WORK TO DO. Write the data below out exactly as it stands. Do not include the pictures.

** BEGIN SOURCE DATA **

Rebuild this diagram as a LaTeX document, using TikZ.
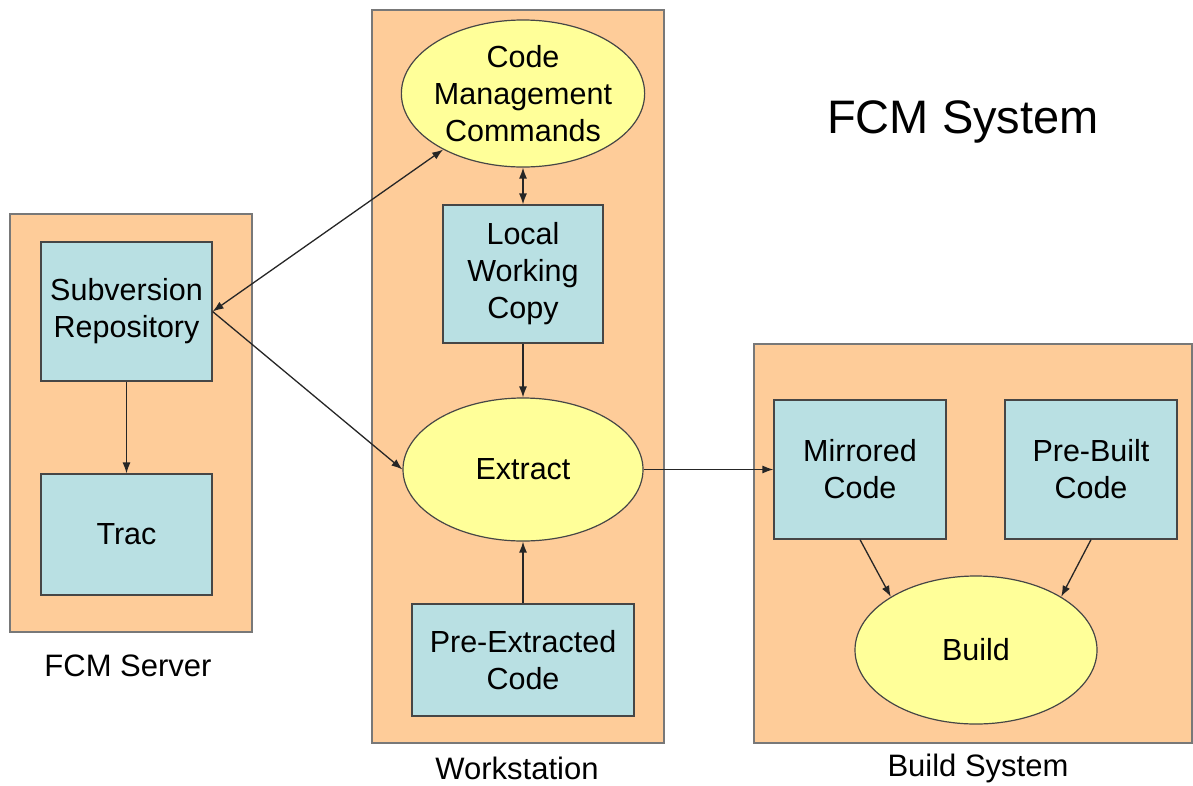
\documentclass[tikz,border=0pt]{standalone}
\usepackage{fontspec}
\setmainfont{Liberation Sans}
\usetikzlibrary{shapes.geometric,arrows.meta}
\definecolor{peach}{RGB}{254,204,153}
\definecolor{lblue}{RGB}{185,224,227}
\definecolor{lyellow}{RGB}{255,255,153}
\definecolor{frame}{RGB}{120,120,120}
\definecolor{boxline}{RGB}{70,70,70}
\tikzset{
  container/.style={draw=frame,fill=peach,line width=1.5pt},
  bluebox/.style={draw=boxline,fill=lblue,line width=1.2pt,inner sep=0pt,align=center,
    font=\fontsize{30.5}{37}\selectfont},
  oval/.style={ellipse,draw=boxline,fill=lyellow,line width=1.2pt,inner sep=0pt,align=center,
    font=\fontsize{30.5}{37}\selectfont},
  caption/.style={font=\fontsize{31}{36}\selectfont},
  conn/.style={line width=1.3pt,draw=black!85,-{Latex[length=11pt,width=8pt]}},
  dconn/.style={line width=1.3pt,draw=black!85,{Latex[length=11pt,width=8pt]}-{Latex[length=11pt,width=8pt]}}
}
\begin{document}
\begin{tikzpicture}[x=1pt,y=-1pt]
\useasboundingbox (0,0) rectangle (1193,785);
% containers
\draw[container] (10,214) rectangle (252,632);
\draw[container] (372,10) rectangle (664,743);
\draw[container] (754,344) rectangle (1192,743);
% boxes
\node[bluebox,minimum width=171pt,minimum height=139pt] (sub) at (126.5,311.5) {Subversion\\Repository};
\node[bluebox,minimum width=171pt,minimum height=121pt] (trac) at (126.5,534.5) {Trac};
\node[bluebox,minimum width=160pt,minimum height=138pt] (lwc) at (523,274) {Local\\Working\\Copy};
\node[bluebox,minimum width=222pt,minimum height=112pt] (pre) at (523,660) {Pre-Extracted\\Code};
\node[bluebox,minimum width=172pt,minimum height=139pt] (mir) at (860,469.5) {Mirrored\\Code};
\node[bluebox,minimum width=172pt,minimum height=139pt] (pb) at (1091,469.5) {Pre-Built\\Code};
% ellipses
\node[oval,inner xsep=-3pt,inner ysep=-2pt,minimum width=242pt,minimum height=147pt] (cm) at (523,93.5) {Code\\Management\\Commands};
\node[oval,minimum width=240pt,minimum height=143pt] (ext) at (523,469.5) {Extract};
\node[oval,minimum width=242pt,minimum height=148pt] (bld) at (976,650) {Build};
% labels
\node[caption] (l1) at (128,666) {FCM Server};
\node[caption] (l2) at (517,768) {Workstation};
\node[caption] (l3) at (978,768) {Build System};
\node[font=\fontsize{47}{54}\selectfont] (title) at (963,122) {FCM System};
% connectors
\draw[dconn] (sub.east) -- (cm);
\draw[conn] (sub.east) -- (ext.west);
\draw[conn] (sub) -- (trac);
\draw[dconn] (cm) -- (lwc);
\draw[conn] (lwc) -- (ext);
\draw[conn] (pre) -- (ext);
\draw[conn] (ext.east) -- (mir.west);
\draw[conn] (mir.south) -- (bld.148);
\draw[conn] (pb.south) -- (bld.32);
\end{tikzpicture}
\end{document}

** END SOURCE DATA **

FULL OUTPUT.
Rebuild this diagram as a LaTeX document, using TikZ.
\documentclass[tikz,border=0pt]{standalone}
\usepackage{fontspec}
\setmainfont{Liberation Sans}
\usetikzlibrary{shapes.geometric,arrows.meta}
\definecolor{peach}{RGB}{254,204,153}
\definecolor{lblue}{RGB}{185,224,227}
\definecolor{lyellow}{RGB}{255,255,153}
\definecolor{frame}{RGB}{120,120,120}
\definecolor{boxline}{RGB}{70,70,70}
\tikzset{
  container/.style={draw=frame,fill=peach,line width=1.5pt},
  bluebox/.style={draw=boxline,fill=lblue,line width=1.2pt,inner sep=0pt,align=center,
    font=\fontsize{30.5}{37}\selectfont},
  oval/.style={ellipse,draw=boxline,fill=lyellow,line width=1.2pt,inner sep=0pt,align=center,
    font=\fontsize{30.5}{37}\selectfont},
  caption/.style={font=\fontsize{31}{36}\selectfont},
  conn/.style={line width=1.3pt,draw=black!85,-{Latex[length=11pt,width=8pt]}},
  dconn/.style={line width=1.3pt,draw=black!85,{Latex[length=11pt,width=8pt]}-{Latex[length=11pt,width=8pt]}}
}
\begin{document}
\begin{tikzpicture}[x=1pt,y=-1pt]
\useasboundingbox (0,0) rectangle (1193,785);
% containers
\draw[container] (10,214) rectangle (252,632);
\draw[container] (372,10) rectangle (664,743);
\draw[container] (754,344) rectangle (1192,743);
% boxes
\node[bluebox,minimum width=171pt,minimum height=139pt] (sub) at (126.5,311.5) {Subversion\\Repository};
\node[bluebox,minimum width=171pt,minimum height=121pt] (trac) at (126.5,534.5) {Trac};
\node[bluebox,minimum width=160pt,minimum height=138pt] (lwc) at (523,274) {Local\\Working\\Copy};
\node[bluebox,minimum width=222pt,minimum height=112pt] (pre) at (523,660) {Pre-Extracted\\Code};
\node[bluebox,minimum width=172pt,minimum height=139pt] (mir) at (860,469.5) {Mirrored\\Code};
\node[bluebox,minimum width=172pt,minimum height=139pt] (pb) at (1091,469.5) {Pre-Built\\Code};
% ellipses
\node[oval,inner xsep=-3pt,inner ysep=-2pt,minimum width=242pt,minimum height=147pt] (cm) at (523,93.5) {Code\\Management\\Commands};
\node[oval,minimum width=240pt,minimum height=143pt] (ext) at (523,469.5) {Extract};
\node[oval,minimum width=242pt,minimum height=148pt] (bld) at (976,650) {Build};
% labels
\node[caption] (l1) at (128,666) {FCM Server};
\node[caption] (l2) at (517,768) {Workstation};
\node[caption] (l3) at (978,768) {Build System};
\node[font=\fontsize{47}{54}\selectfont] (title) at (963,122) {FCM System};
% connectors
\draw[dconn] (sub.east) -- (cm);
\draw[conn] (sub.east) -- (ext.west);
\draw[conn] (sub) -- (trac);
\draw[dconn] (cm) -- (lwc);
\draw[conn] (lwc) -- (ext);
\draw[conn] (pre) -- (ext);
\draw[conn] (ext.east) -- (mir.west);
\draw[conn] (mir.south) -- (bld.148);
\draw[conn] (pb.south) -- (bld.32);
\end{tikzpicture}
\end{document}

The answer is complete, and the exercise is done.